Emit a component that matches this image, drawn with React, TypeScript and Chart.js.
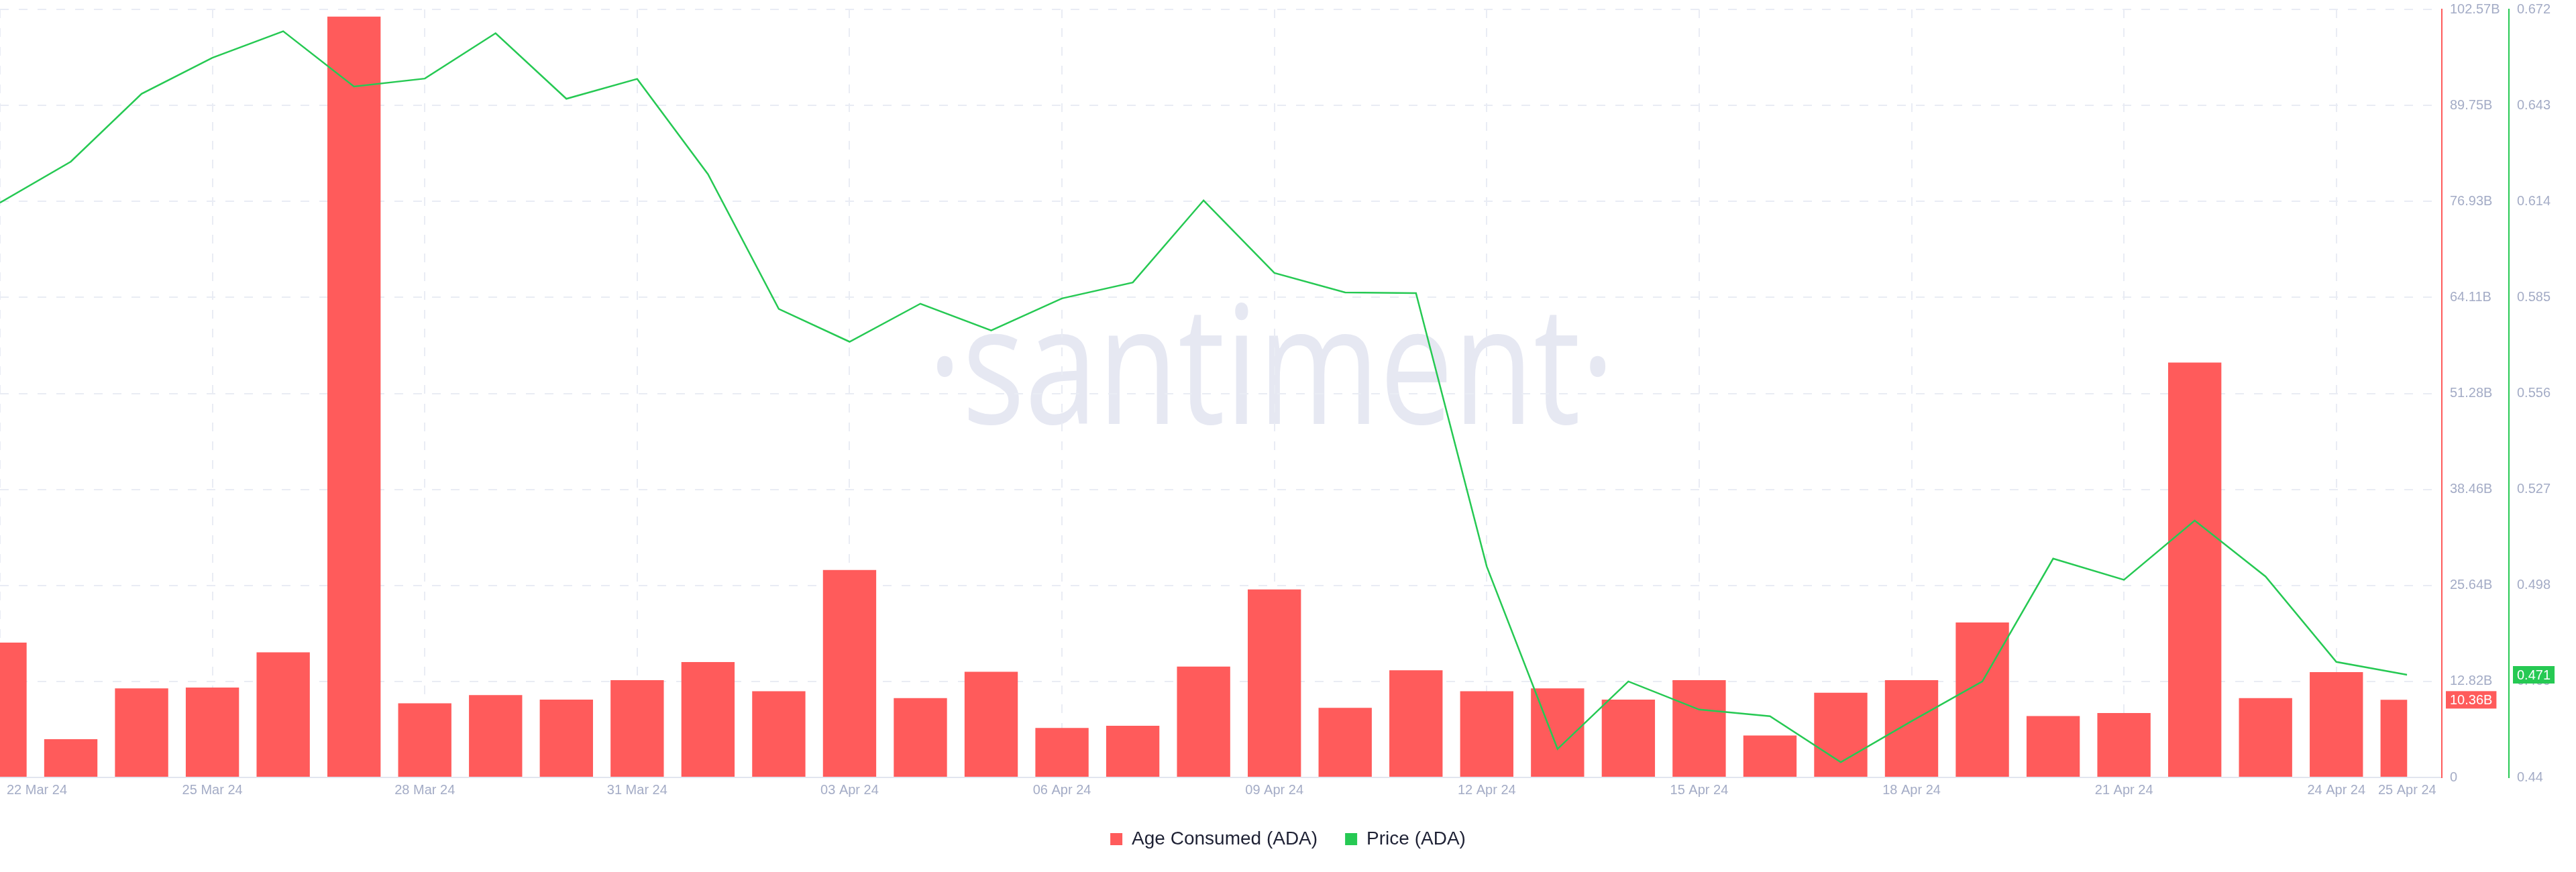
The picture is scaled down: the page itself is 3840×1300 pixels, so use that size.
import React, { useEffect, useRef } from 'react';
import { Chart, registerables } from 'chart.js';

Chart.register(...registerables);

// ---------- data ----------
const dates = [
  '22 Mar 24', '23 Mar 24', '24 Mar 24', '25 Mar 24', '26 Mar 24', '27 Mar 24', '28 Mar 24',
  '29 Mar 24', '30 Mar 24', '31 Mar 24', '01 Apr 24', '02 Apr 24', '03 Apr 24', '04 Apr 24',
  '05 Apr 24', '06 Apr 24', '07 Apr 24', '08 Apr 24', '09 Apr 24', '10 Apr 24', '11 Apr 24',
  '12 Apr 24', '13 Apr 24', '14 Apr 24', '15 Apr 24', '16 Apr 24', '17 Apr 24', '18 Apr 24',
  '19 Apr 24', '20 Apr 24', '21 Apr 24', '22 Apr 24', '23 Apr 24', '24 Apr 24', '25 Apr 24',
];

// Age Consumed (ADA), in billions
const ageConsumed = [
  18.0, 5.1, 11.9, 12.0, 16.7, 101.6, 9.9, 11.0, 10.4, 13.0, 15.4, 11.5, 27.7, 10.6,
  14.1, 6.6, 6.9, 14.8, 25.1, 9.3, 14.3, 11.5, 11.9, 10.4, 13.0, 5.6, 11.3, 13.0,
  20.7, 8.2, 8.6, 55.4, 10.6, 14.06, 10.36,
];

// Price (ADA), USD
const price = [
  0.6136, 0.626, 0.6465, 0.6574, 0.6654, 0.6487, 0.6511, 0.6648, 0.645, 0.651, 0.6222,
  0.5815, 0.5716, 0.5831, 0.575, 0.5847, 0.5895, 0.6143, 0.5924, 0.5865, 0.5863, 0.5037,
  0.4486, 0.469, 0.4605, 0.4585, 0.4446, 0.457, 0.469, 0.5061, 0.4997, 0.5176, 0.5007,
  0.4749, 0.471,
];

const ageTicks = [0, 12.82, 25.64, 38.46, 51.28, 64.11, 76.93, 89.75, 102.57];
const priceTicks = [0.44, 0.469, 0.498, 0.527, 0.556, 0.585, 0.614, 0.643, 0.672];
const xLabelIndices = [0, 3, 6, 9, 12, 15, 18, 21, 24, 27, 30, 33, 34];
const xGridIndices = [0, 3, 6, 9, 12, 15, 18, 21, 24, 27, 30, 33];

// ---------- styles ----------
const RED = '#FF5B5B';
const GREEN = '#26C953';
const TICK = '#A4ACC6';
const GRID = '#E9ECF4';
const FONT = '"Liberation Sans", Arial, sans-serif';
const X_EXTRA = 0.49; // axis extends a bit past the last data point

const fmtAge = (v: number) => (v === 0 ? '0' : v.toFixed(2) + 'B');
const fmtPrice = (v: number) => String(+v.toFixed(3));

const backgroundPlugin = {
  id: 'bgWatermark',
  beforeDraw(chart: any) {
    const { ctx, chartArea: a } = chart;
    ctx.save();
    ctx.fillStyle = '#ffffff';
    ctx.fillRect(0, 0, chart.width, chart.height);
    const text = '\u00B7santiment\u00B7';
    ctx.font = '400 245px "Open Sans"';
    const m = ctx.measureText(text);
    const ink = m.actualBoundingBoxLeft + m.actualBoundingBoxRight;
    const target = (a.right - a.left) * 0.274;
    const sx = target / ink;
    const cx = a.left + (a.right - a.left) * 0.5206;
    const by = a.top + (a.bottom - a.top) * 0.54;
    ctx.translate(cx, by);
    ctx.scale(sx, 1);
    ctx.textAlign = 'left';
    ctx.textBaseline = 'alphabetic';
    ctx.fillStyle = '#E6E8F2';
    ctx.fillText(text, -(m.actualBoundingBoxRight - m.actualBoundingBoxLeft) / 2, 0);
    ctx.restore();
  },
};

const clipPlugin = {
  id: 'dataClip',
  beforeDatasetsDraw(chart: any) {
    const { ctx, chartArea: a, scales } = chart;
    const l = scales.x.getPixelForValue(0);
    const r = scales.x.getPixelForValue(dates.length - 1);
    ctx.save();
    ctx.beginPath();
    ctx.rect(l, a.top - 10, r - l, a.bottom - a.top + 20);
    ctx.clip();
  },
  afterDatasetsDraw(chart: any) {
    chart.ctx.restore();
  },
};

const labelsPlugin = {
  id: 'xLabelsBadges',
  afterDraw(chart: any) {
    const { ctx, chartArea: a, scales } = chart;
    ctx.save();
    ctx.font = `20px ${FONT}`;
    ctx.textBaseline = 'middle';
    ctx.textAlign = 'left';
    ctx.fillStyle = TICK;
    xLabelIndices.forEach((i) => {
      const t = dates[i];
      const w = ctx.measureText(t).width;
      let left = scales.x.getPixelForValue(i) - w / 2;
      left = Math.max(left, a.left + 10);
      ctx.fillText(t, left, a.bottom + 19);
    });
    const badge = (scale: any, value: number, text: string, color: string) => {
      const y = scale.getPixelForValue(value);
      const w = ctx.measureText(text).width + 12;
      const h = 26;
      const x = scale.left + 6;
      ctx.fillStyle = color;
      ctx.fillRect(x, y - h / 2, w, h);
      ctx.fillStyle = '#ffffff';
      ctx.fillText(text, x + 6, y + 1);
    };
    const lastAge = ageConsumed[ageConsumed.length - 1];
    const lastPrice = price[price.length - 1];
    badge(scales.yAge, lastAge, fmtAge(lastAge), RED);
    badge(scales.yPrice, lastPrice, lastPrice.toFixed(3), GREEN);
    ctx.restore();
  },
};

const fitRightAxis = (s: any) => {
  s.width = 100;
  s.paddingTop = 0;
  s.paddingBottom = 0;
};

export default function App() {
  const ref = useRef<HTMLCanvasElement>(null);

  useEffect(() => {
    document.body.style.margin = '0';
    Chart.defaults.font.family = FONT;
    Chart.defaults.font.size = 20;
    Chart.defaults.color = TICK;

    const chart = new Chart(ref.current as HTMLCanvasElement, {
      type: 'bar',
      data: {
        datasets: [
          {
            type: 'bar',
            label: 'Age Consumed (ADA)',
            data: ageConsumed.map((v, i) => ({ x: i, y: v })),
            backgroundColor: RED,
            borderWidth: 0,
            yAxisID: 'yAge',
            categoryPercentage: 0.8,
            barPercentage: 0.94,
            order: 1,
          } as any,
          {
            type: 'line',
            label: 'Price (ADA)',
            data: price.map((v, i) => ({ x: i, y: v })),
            borderColor: GREEN,
            backgroundColor: GREEN,
            borderWidth: 2.5,
            pointRadius: 0,
            tension: 0,
            yAxisID: 'yPrice',
            order: 0,
          } as any,
        ],
      },
      options: {
        responsive: false,
        devicePixelRatio: 1,
        animation: false,
        events: [],
        layout: { padding: { top: 14, right: 0, bottom: 25, left: 0 } },
        plugins: {
          tooltip: { enabled: false },
          legend: {
            position: 'bottom',
            labels: {
              boxWidth: 18,
              boxHeight: 18,
              padding: 41,
              color: '#1E2134',
              font: { size: 28, family: FONT },
              sort: (a: any, b: any) => a.datasetIndex - b.datasetIndex,
              generateLabels: (c: any) =>
                (Chart.defaults.plugins.legend.labels as any)
                  .generateLabels(c)
                  .map((it: any) => ({ ...it, lineWidth: 0 })),
            },
          },
        },
        scales: {
          x: {
            type: 'linear',
            min: 0,
            max: dates.length - 1 + X_EXTRA,
            offset: false,
            grid: { offset: false, color: GRID, lineWidth: 2, drawTicks: false },
            border: { display: true, color: '#E1E5EF', width: 2, dash: [13, 15] },
            ticks: { display: false },
            afterBuildTicks: (s: any) => {
              s.ticks = xGridIndices.map((v) => ({ value: v }));
            },
            afterFit: (s: any) => {
              s.height = 37;
            },
          },
          yAge: {
            type: 'linear',
            position: 'right',
            weight: 0,
            min: ageTicks[0],
            max: ageTicks[ageTicks.length - 1],
            grid: { color: GRID, lineWidth: 2, drawTicks: false },
            border: { display: true, color: RED, width: 2, dash: [13, 15] },
            ticks: {
              padding: 12,
              color: TICK,
              font: { size: 20, family: FONT },
              autoSkip: false,
              callback: (v: any) => fmtAge(Number(v)),
            },
            afterBuildTicks: (s: any) => {
              s.ticks = ageTicks.map((v) => ({ value: v }));
            },
            afterFit: fitRightAxis,
          },
          yPrice: {
            type: 'linear',
            position: 'right',
            weight: 1,
            min: priceTicks[0],
            max: priceTicks[priceTicks.length - 1],
            grid: { display: false, drawTicks: false },
            border: { display: true, color: GREEN, width: 2 },
            ticks: {
              padding: 12,
              color: TICK,
              font: { size: 20, family: FONT },
              autoSkip: false,
              callback: (v: any) => fmtPrice(Number(v)),
            },
            afterBuildTicks: (s: any) => {
              s.ticks = priceTicks.map((v) => ({ value: v }));
            },
            afterFit: fitRightAxis,
          },
        },
      } as any,
      plugins: [backgroundPlugin, clipPlugin, labelsPlugin],
    });
    return () => chart.destroy();
  }, []);

  return (
    <div style={{ width: 3840, height: 1300, background: '#ffffff' }}>
      <canvas ref={ref} width={3840} height={1300} style={{ display: 'block', width: 3840, height: 1300 }} />
    </div>
  );
}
□ □ □ □ □ □ □
= SET EXERCISE =
Scan the data above and copy every line with "that" in it.

= RESULT OF THE EXERCISE =
Emit a component that matches this image, drawn with React, TypeScript and Chart.js.
The picture is scaled down: the page itself is 3840×1300 pixels, so use that size.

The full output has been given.